▶ _Information supplied_

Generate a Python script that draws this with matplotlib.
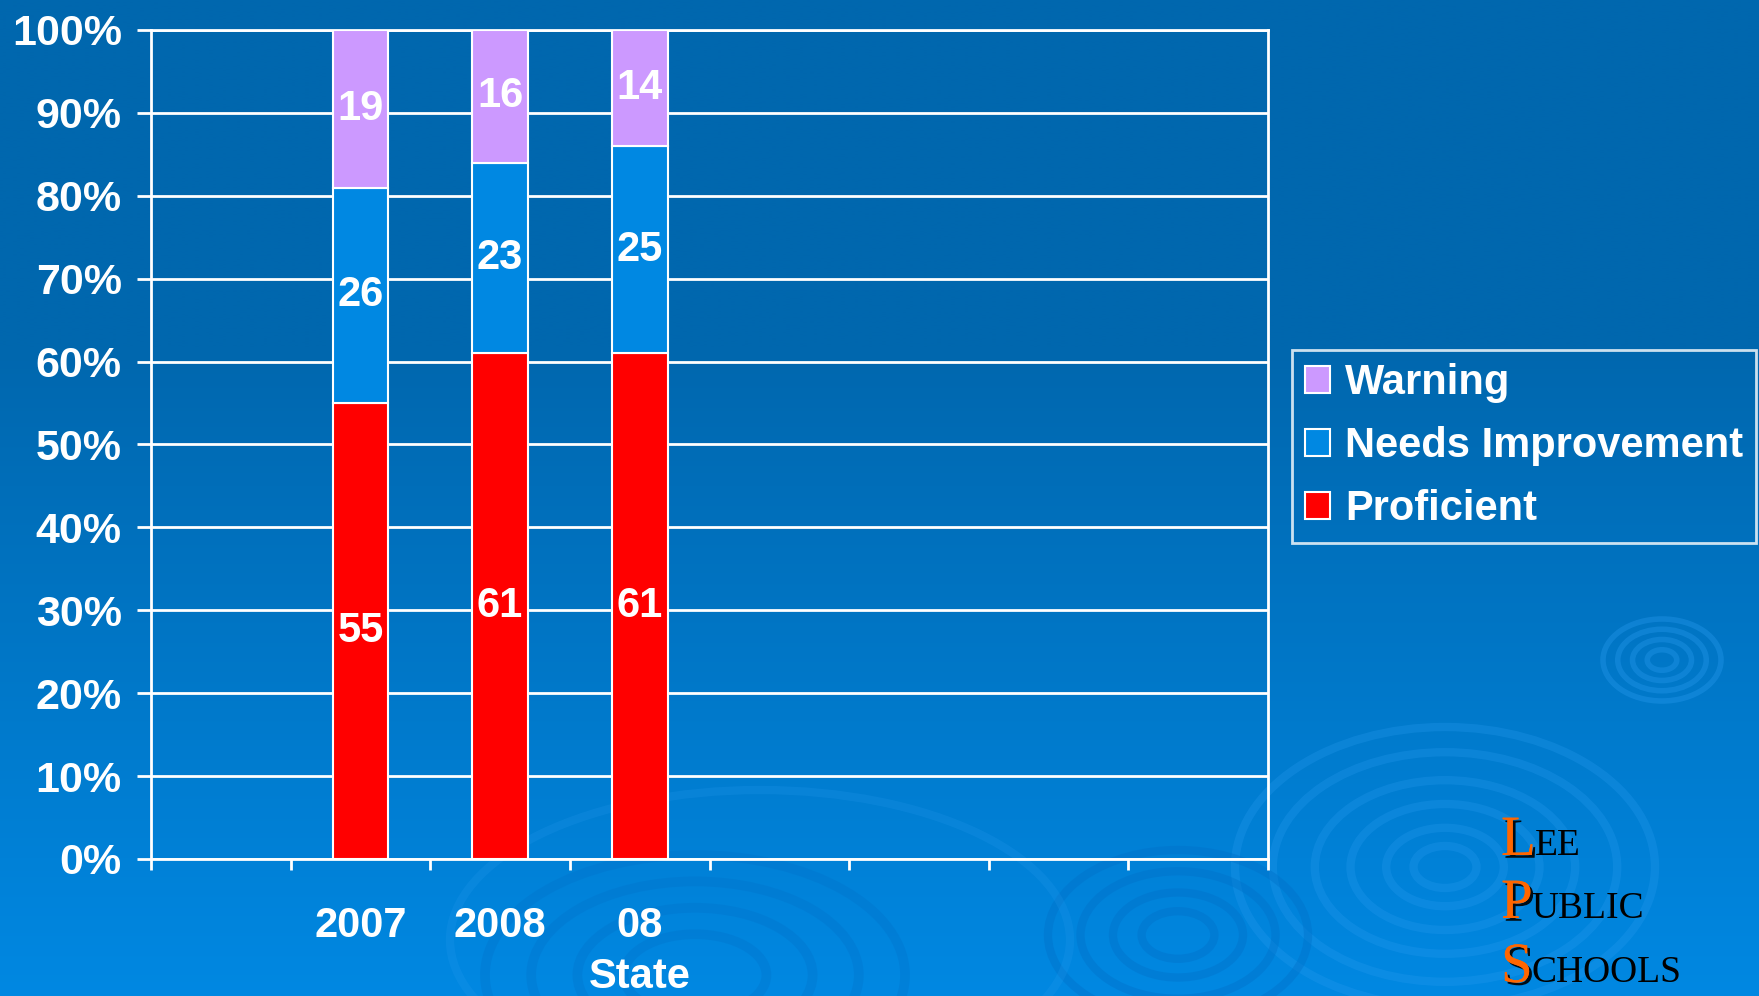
import matplotlib.pyplot as plt
import matplotlib.patheffects as pe
from matplotlib.patches import Ellipse
import numpy as np

# Chart data (percent of students)
categories = ['2007', '2008', '08\nState']
proficient = [55, 61, 61]
needs_improvement = [26, 23, 25]
warning = [19, 16, 14]
y_ticks = [0, 10, 20, 30, 40, 50, 60, 70, 80, 90, 100]

n_slots = 8  # category slots on the axis, only 3 are used
first_slot = 1

plt.rcParams['font.family'] = ['Liberation Sans', 'DejaVu Sans']
plt.rcParams['font.weight'] = 'bold'

W, H = 1759, 996
fig = plt.figure(figsize=(W / 100, H / 100), dpi=100)

# Background gradient + ripples
bg = fig.add_axes([0, 0, 1, 1], zorder=-10)
yy = np.linspace(0, 1, 400)
t = np.clip((yy - 0.35) / 0.65, 0, 1)
top = np.array([0x00, 0x67, 0xAE]) / 255
bot = np.array([0x00, 0x88, 0xE2]) / 255
grad = top[None, :] * (1 - t[:, None]) + bot[None, :] * t[:, None]
grad = np.repeat(grad[:, None, :], 2, axis=1)
bg.imshow(grad, extent=(0, W, H, 0), aspect='auto', interpolation='bilinear')
bg.set_xlim(0, W)
bg.set_ylim(H, 0)
bg.axis('off')

def ripple(cx, cy, w, h, fracs, color, alpha, lw):
    for f in fracs:
        bg.add_patch(Ellipse((cx, cy), w * f, h * f, fill=False, edgecolor=color, alpha=alpha, lw=lw))

ripple(1445, 867, 420, 280, [1.0, 0.82, 0.62, 0.45, 0.28, 0.15], '#2a9cf0', 0.28, 6)
ripple(1662, 660, 118, 82, [1.0, 0.75, 0.5, 0.25], '#2a9cf0', 0.35, 4)
ripple(1178, 935, 260, 170, [1.0, 0.75, 0.5, 0.28], '#0070c8', 0.4, 6)
ripple(695, 975, 420, 240, [1.0, 0.78, 0.56, 0.34], '#0070c8', 0.3, 7)
ripple(760, 940, 620, 300, [1.0], '#2a9cf0', 0.2, 6)

# Main chart
ax = fig.add_axes([151 / W, 1 - 859 / H, (1268 - 151) / W, (859 - 30) / H])
ax.set_facecolor('none')

x = np.arange(len(categories)) + first_slot
p = np.array(proficient) / 100
n = np.array(needs_improvement) / 100
w = np.array(warning) / 100

b1 = ax.bar(x, p, 0.4, color='#ff0000', edgecolor='white', lw=1.5, label='Proficient', zorder=3)
b2 = ax.bar(x, n, 0.4, bottom=p, color='#0088e2', edgecolor='white', lw=1.5, label='Needs Improvement', zorder=3)
b3 = ax.bar(x, w, 0.4, bottom=p + n, color='#cc99ff', edgecolor='white', lw=1.5, label='Warning', zorder=3)
for bars, vals in [(b1, proficient), (b2, needs_improvement), (b3, warning)]:
    ax.bar_label(bars, labels=[str(v) for v in vals], label_type='center', color='white',
                 fontsize=30, fontweight='bold')

ax.set_xlim(-0.5, n_slots - 0.5)
ax.set_ylim(0, 1)
ax.set_yticks([v / 100 for v in y_ticks])
ax.set_yticklabels(['{}%'.format(v) for v in y_ticks])
ax.tick_params(axis='y', colors='white', labelsize=31, length=10, width=2, pad=11)
ax.yaxis.grid(True, color='white', lw=2, zorder=1)
ax.set_axisbelow(True)

ax.set_xticks(np.arange(n_slots + 1) - 0.5)
ax.set_xticklabels([])
ax.tick_params(axis='x', which='major', colors='white', length=8, width=2)
ax.set_xticks(x, minor=True)
ax.set_xticklabels(categories, minor=True, linespacing=1.35)
ax.tick_params(axis='x', which='minor', length=0, labelsize=30, labelcolor='white', pad=34)
for s in ax.spines.values():
    s.set_color('white')
    s.set_linewidth(2)

handles = [b3, b2, b1]
leg = fig.legend(handles, [h.get_label() for h in handles], loc='upper left',
                 bbox_to_anchor=(1292 / W, 1 - 350 / H), bbox_transform=fig.transFigure,
                 fontsize=30, frameon=True, fancybox=False, handlelength=0.6, handleheight=0.6,
                 handletextpad=0.35, labelspacing=0.55, borderpad=0.32, borderaxespad=0)
leg.get_frame().set_edgecolor('white')
leg.get_frame().set_facecolor('none')
leg.get_frame().set_linewidth(2)
for txt in leg.get_texts():
    txt.set_color('white')

# Logo: LEE PUBLIC SCHOOLS in small caps
shadow = [pe.withSimplePatchShadow(offset=(2, -2), shadow_rgbFace='black', alpha=0.9), pe.Normal()]
fig.canvas.draw()
renderer = fig.canvas.get_renderer()
for word, yb in [('Lee', 855), ('Public', 918), ('Schools', 982)]:
    big = fig.text(1501 / W, 1 - yb / H, word[0], fontsize=41, color='#ff6600',
                   family='Liberation Serif', fontweight='normal', va='baseline', path_effects=shadow)
    bb = big.get_window_extent(renderer)
    fig.text((bb.x1 - 1) / W, 1 - yb / H, word[1:].upper(), fontsize=27, color='black',
             family='Liberation Serif', fontweight='normal', va='baseline')

fig.savefig('out.png', dpi=100)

▶ _Work required_
Go from the first line of the listing to the line holding "bg.add_patch(Ellipse((cx, cy), w" and, please, transcribe those lines exactly, both included, with no pictures.

▶ _Exercise output_
Generate a Python script that draws this with matplotlib.
import matplotlib.pyplot as plt
import matplotlib.patheffects as pe
from matplotlib.patches import Ellipse
import numpy as np

# Chart data (percent of students)
categories = ['2007', '2008', '08\nState']
proficient = [55, 61, 61]
needs_improvement = [26, 23, 25]
warning = [19, 16, 14]
y_ticks = [0, 10, 20, 30, 40, 50, 60, 70, 80, 90, 100]

n_slots = 8  # category slots on the axis, only 3 are used
first_slot = 1

plt.rcParams['font.family'] = ['Liberation Sans', 'DejaVu Sans']
plt.rcParams['font.weight'] = 'bold'

W, H = 1759, 996
fig = plt.figure(figsize=(W / 100, H / 100), dpi=100)

# Background gradient + ripples
bg = fig.add_axes([0, 0, 1, 1], zorder=-10)
yy = np.linspace(0, 1, 400)
t = np.clip((yy - 0.35) / 0.65, 0, 1)
top = np.array([0x00, 0x67, 0xAE]) / 255
bot = np.array([0x00, 0x88, 0xE2]) / 255
grad = top[None, :] * (1 - t[:, None]) + bot[None, :] * t[:, None]
grad = np.repeat(grad[:, None, :], 2, axis=1)
bg.imshow(grad, extent=(0, W, H, 0), aspect='auto', interpolation='bilinear')
bg.set_xlim(0, W)
bg.set_ylim(H, 0)
bg.axis('off')

def ripple(cx, cy, w, h, fracs, color, alpha, lw):
    for f in fracs:
        bg.add_patch(Ellipse((cx, cy), w * f, h * f, fill=False, edgecolor=color, alpha=alpha, lw=lw))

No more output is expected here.